Тема сравнения футбола с делом, которому Ширвиндт посвятил всю свою яркую жизнь, частенько всплывала в наших с ним разговорах. И случалось, что в своих ответах он был достаточно резок.
— Знаешь, что мне не нравится в сегодняшнем российском футболе? — неожиданно спросил меня как-то Александр Анатольевич. — Выражение лиц игроков. Очень редко вижу у них одухотворенную радость, артистизм. А вот тяжелую монотонную работу — гораздо чаще. Как будто думают: «Скорее бы уж закончить, сколько там еще осталось?»
— Кого из футболистов считаете самым лучшим актером?
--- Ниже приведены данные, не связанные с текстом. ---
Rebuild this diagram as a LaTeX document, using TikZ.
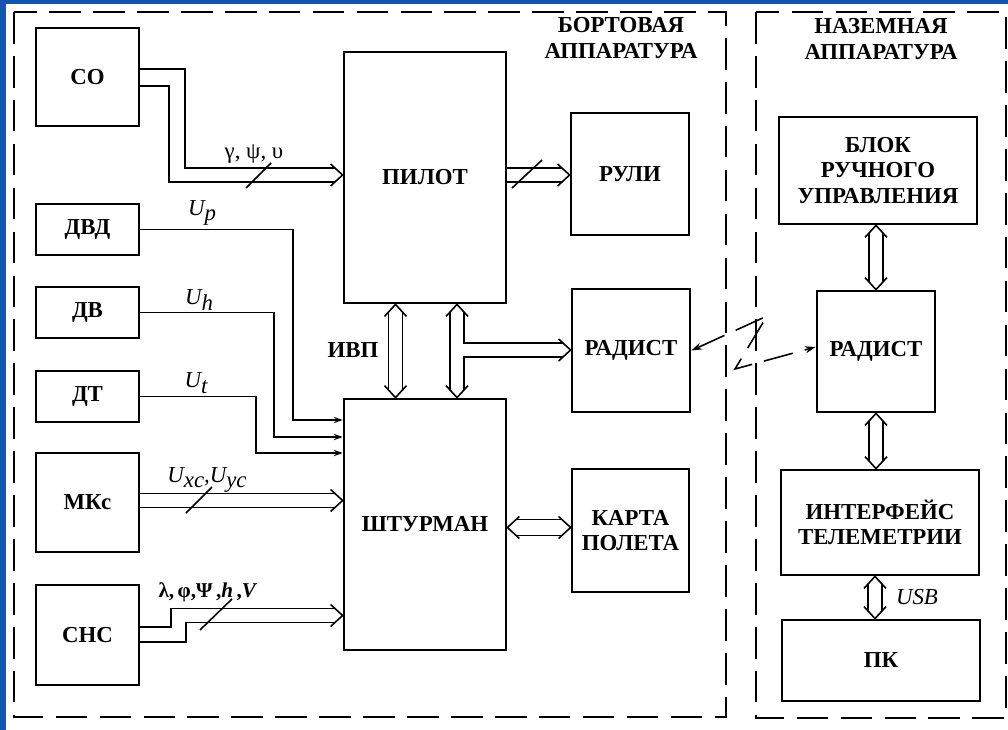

— Валеру Воронина. Вот кто выглядел Сильвестром Сталлоне, натуральным киноартистом Голливуда. Очень артистичным был Лев Яшин. Сейчас это знаковая фигура, знамя футбола, а ведь как его у нас после чемпионата мира в Чили травили… Эдик Стрельцов был очень интересным человеком. Полон артистизма и интеллигентности был Игорь Нетто, с которым мы плотно общались, поскольку он как муж актрисы Ольги Яковлевой состоял в родстве с нашим Ленкомом. Можно вспомнить массу совершенно удивительных фигур. Я же видел, как еще Костя Бесков играл…
— А из более позднего поколения кого бы назвали?
— Пожалуй, вратаря Сергея Овчинникова. Это же настоящий актер! Его эскапады шли не от хулиганства, а от эмоций. А как только благодаря этому возникал кураж, игра, контакт со зрителями, получалось искусство!
Фото Алексей Иванов, архив «СЭ»
— А про тренеров что скажете? В Хиддинке артиста не чувствовали?
— Что-то просматривалось западного разлива — не больше. Хотя бронза на Евро-2008 доказала, что он — профессионал. Вообще иностранные тренеры мне были совершенно неинтересны. Как говорится, не наш менталитет. Вот Романцев — фигура! Толя Бышовец — тоже. У Газзаева потрясающая аура — специалист! Юра Семин из таких. А вот Капелло делал акцент на «дрессуру». И пролетел — в России применять «дрессуру» ой как трудно. При нашем-то характере. Потому и провалил мировой чемпионат в Бразилии с позором.
— А что нужно при нашем характере?
— Известно что — выпили, поплакали, набили друг другу морду, а утром сошлись.
…Несмотря на некоторую резкость суждений, сам Ширвиндт всегда относил себя к категории футбольных оптимистов, частенько повторяя, что иначе он не был бы преданным болельщиком «Торпедо». При этом вспоминая, что любовь к команде вспыхнула после того, как ее центрфорвард и сосед по квартире Александр Пономарев мальчишкой привел его на «Динамо». И до последнего дня не переставал говорить, что для него это прежде всего клуб Стрельцова и Иванова.
Правда, в последнее время я стал замечать, что когда речь заходила о любимой игре, глаза Александра Анатольевича грустнели. Понять можно — его «Торпедо», с которым он прошагал столько долгих и разных лет, нынче барахтается в первой лиге. Уже нет гиганта ЗИЛа, родившего команду Пономарева, Гомеса, Стрельцова, Иванова, Воронина, Шустикова и еще многих звезд советских времен, выкуплен олигархом стадион на Восточной улице, собиравший отчаянных заводских трудяг, продана под застройку база в Мячково. Похоже, занавес легендарного клуба опущен. Но как истинный торпедовец и безнадежный оптимист Мастер не хотел с этим смириться. А потому при случае вспоминал автора книги «Футбольная лихорадка» Ника Хорнби, с юмором считавшего, что «жену поменять можно, но любимую команду — никогда!». Как не мог смириться до последних минут матча, когда его любимцы проигрывали, что они уступят. Это было в его характере — никому и ни в чем уступать.
Обычно в такие моменты, вопреки всему, Александр Анатольевич спокойно откидывался в кресле, доставал любимую трубку и, затягиваясь, с улыбкой произносил: «Главное — верить».